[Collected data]
==========

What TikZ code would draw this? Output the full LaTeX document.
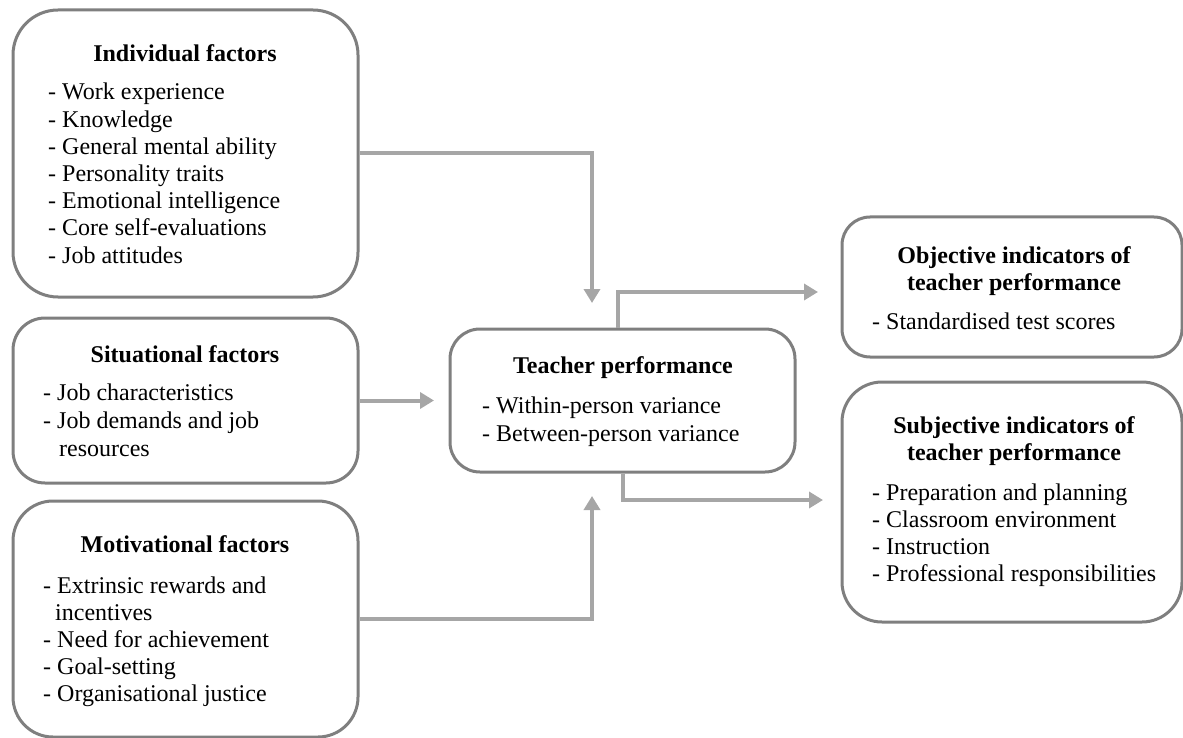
\documentclass[tikz,border=0pt]{standalone}
\usepackage{fontspec}
\setmainfont{Liberation Serif}
\usetikzlibrary{arrows.meta}
\definecolor{frame}{HTML}{7F7F7F}
\definecolor{link}{HTML}{A6A6A6}
\tikzset{
  box/.style={draw=frame, line width=3pt, fill=white, rectangle, inner sep=0pt},
  head/.style={font=\fontsize{24pt}{27pt}\selectfont\bfseries, inner sep=0pt, anchor=base},
  entry/.style={font=\fontsize{24pt}{27pt}\selectfont, inner sep=0pt, anchor=base west},
  conn/.style={draw=link, line width=4pt, line join=miter,
    -{Triangle[width=16pt,length=14pt]}},
}
\begin{document}
\begin{tikzpicture}[x=1pt,y=-1pt]
\useasboundingbox (0,0) rectangle (1183,738);

% factor boxes on the left
\node[box, minimum width=345pt, minimum height=287pt, rounded corners=45pt] (ind) at (185.5,153.5) {};
\node[box, minimum width=345pt, minimum height=165pt, rounded corners=32pt] (sit) at (185.5,400.5) {};
\node[box, minimum width=345pt, minimum height=236pt, rounded corners=40pt] (mot) at (185.5,619) {};

% central box
\node[box, minimum width=345pt, minimum height=143pt, rounded corners=30pt] (tea) at (622.5,400.5) {};

% indicator boxes on the right
\node[box, minimum width=340pt, minimum height=140pt, rounded corners=28pt] (obj) at (1012,287) {};
\node[box, minimum width=340pt, minimum height=240pt, rounded corners=40pt] (sub) at (1012,502) {};

% individual factors
\node[head] (ind-h) at (185,62) {Individual factors};
\foreach \t [count=\i] in {Work experience, Knowledge, General mental ability,
    Personality traits, Emotional intelligence, Core self-evaluations, Job attitudes}
  \node[entry] (ind-\i) at (48,{100+27.2*(\i-1)}) {- \t};

% situational factors
\node[head] (sit-h) at (185,362) {Situational factors};
\node[entry] (sit-1) at (43,400) {- Job characteristics};
\node[entry] (sit-2) at (43,428) {- Job demands and job};
\node[entry] (sit-3) at (59,456) {resources};

% motivational factors
\node[head] (mot-h) at (185,552) {Motivational factors};
\node[entry] (mot-1) at (43,593) {- Extrinsic rewards and};
\node[entry] (mot-2) at (55,620) {incentives};
\node[entry] (mot-3) at (43,647) {- Need for achievement};
\node[entry] (mot-4) at (43,674) {- Goal-setting};
\node[entry] (mot-5) at (43,701) {- Organisational justice};

% teacher performance
\node[head] (tea-h) at (623,373) {Teacher performance};
\node[entry] (tea-1) at (482,413) {- Within-person variance};
\node[entry] (tea-2) at (482,441) {- Between-person variance};

% objective indicators
\node[head] (obj-h1) at (1014,263) {Objective indicators of};
\node[head] (obj-h2) at (1014,290) {teacher performance};
\node[entry] (obj-1) at (872,329) {- Standardised test scores};

% subjective indicators
\node[head] (sub-h1) at (1014,433) {Subjective indicators of};
\node[head] (sub-h2) at (1014,460) {teacher performance};
\foreach \t [count=\i] in {Preparation and planning, Classroom environment,
    Instruction, Professional responsibilities}
  \node[entry] (sub-\i) at (872,{500+27.3*(\i-1)}) {- \t};

% arrow ends
\coordinate (in-a) at (592,303);
\coordinate (in-b) at (434,400.5);
\coordinate (in-c) at (592,496);
\coordinate (out-a) at (818,292);
\coordinate (out-b) at (823,500);

% connectors
\draw[conn] (ind.east) -| (in-a);
\draw[conn] (sit.east) -- (in-b);
\draw[conn] (mot.east) -| (in-c);
\draw[conn] ([xshift=-4.5pt]tea.north) |- (out-a);
\draw[conn] ([xshift=0.5pt]tea.south) |- (out-b);
\end{tikzpicture}
\end{document}
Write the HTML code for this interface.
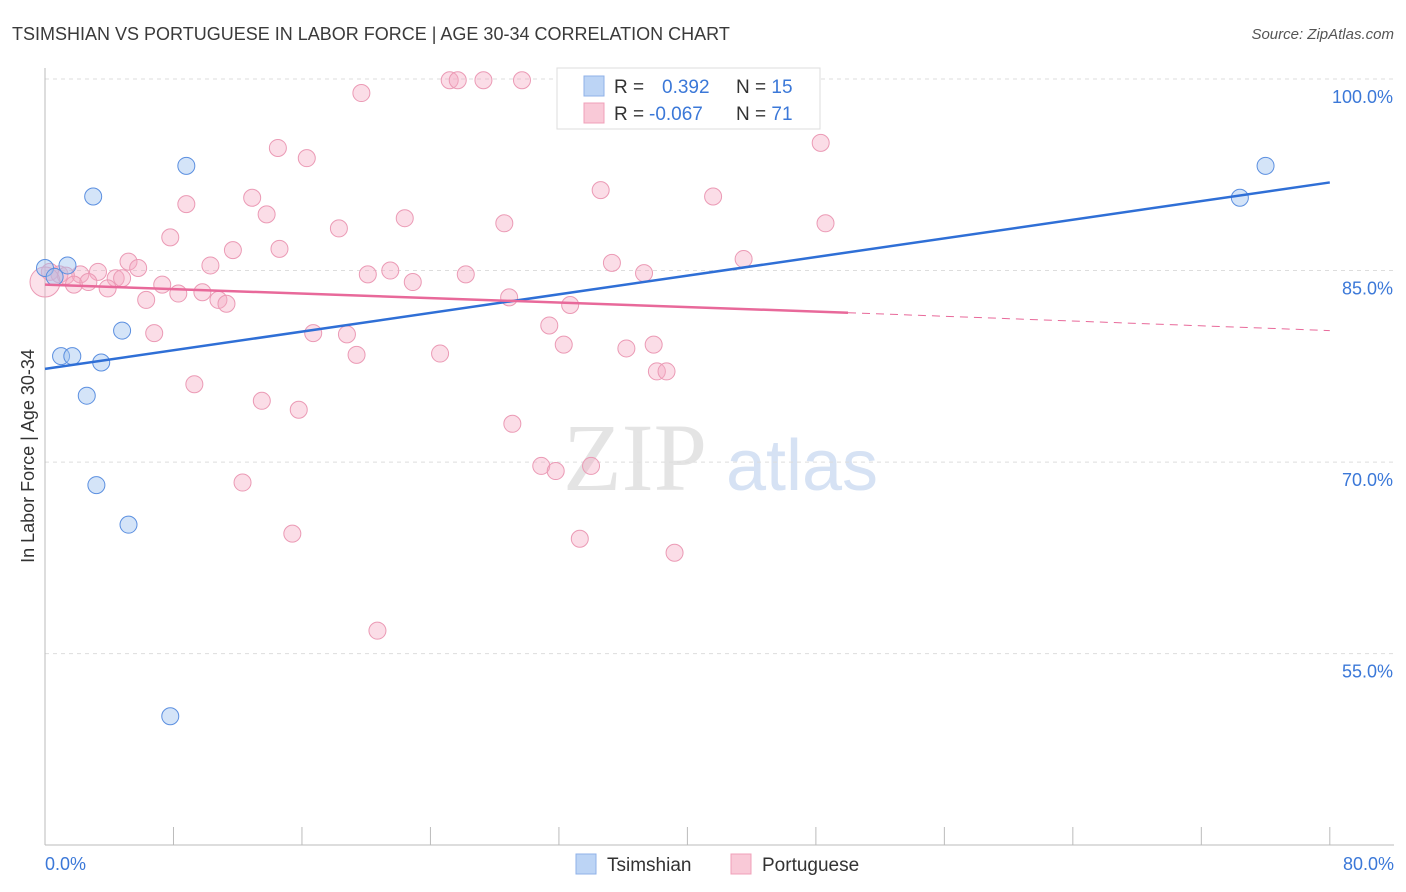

==========

#### Task instructions:
From the listing above, copy every line that includes the word "HTML".

#### Written answer:
\definecolor{frame}{HTML}{7F7F7F}
\definecolor{link}{HTML}{A6A6A6}
Write the HTML code for this interface.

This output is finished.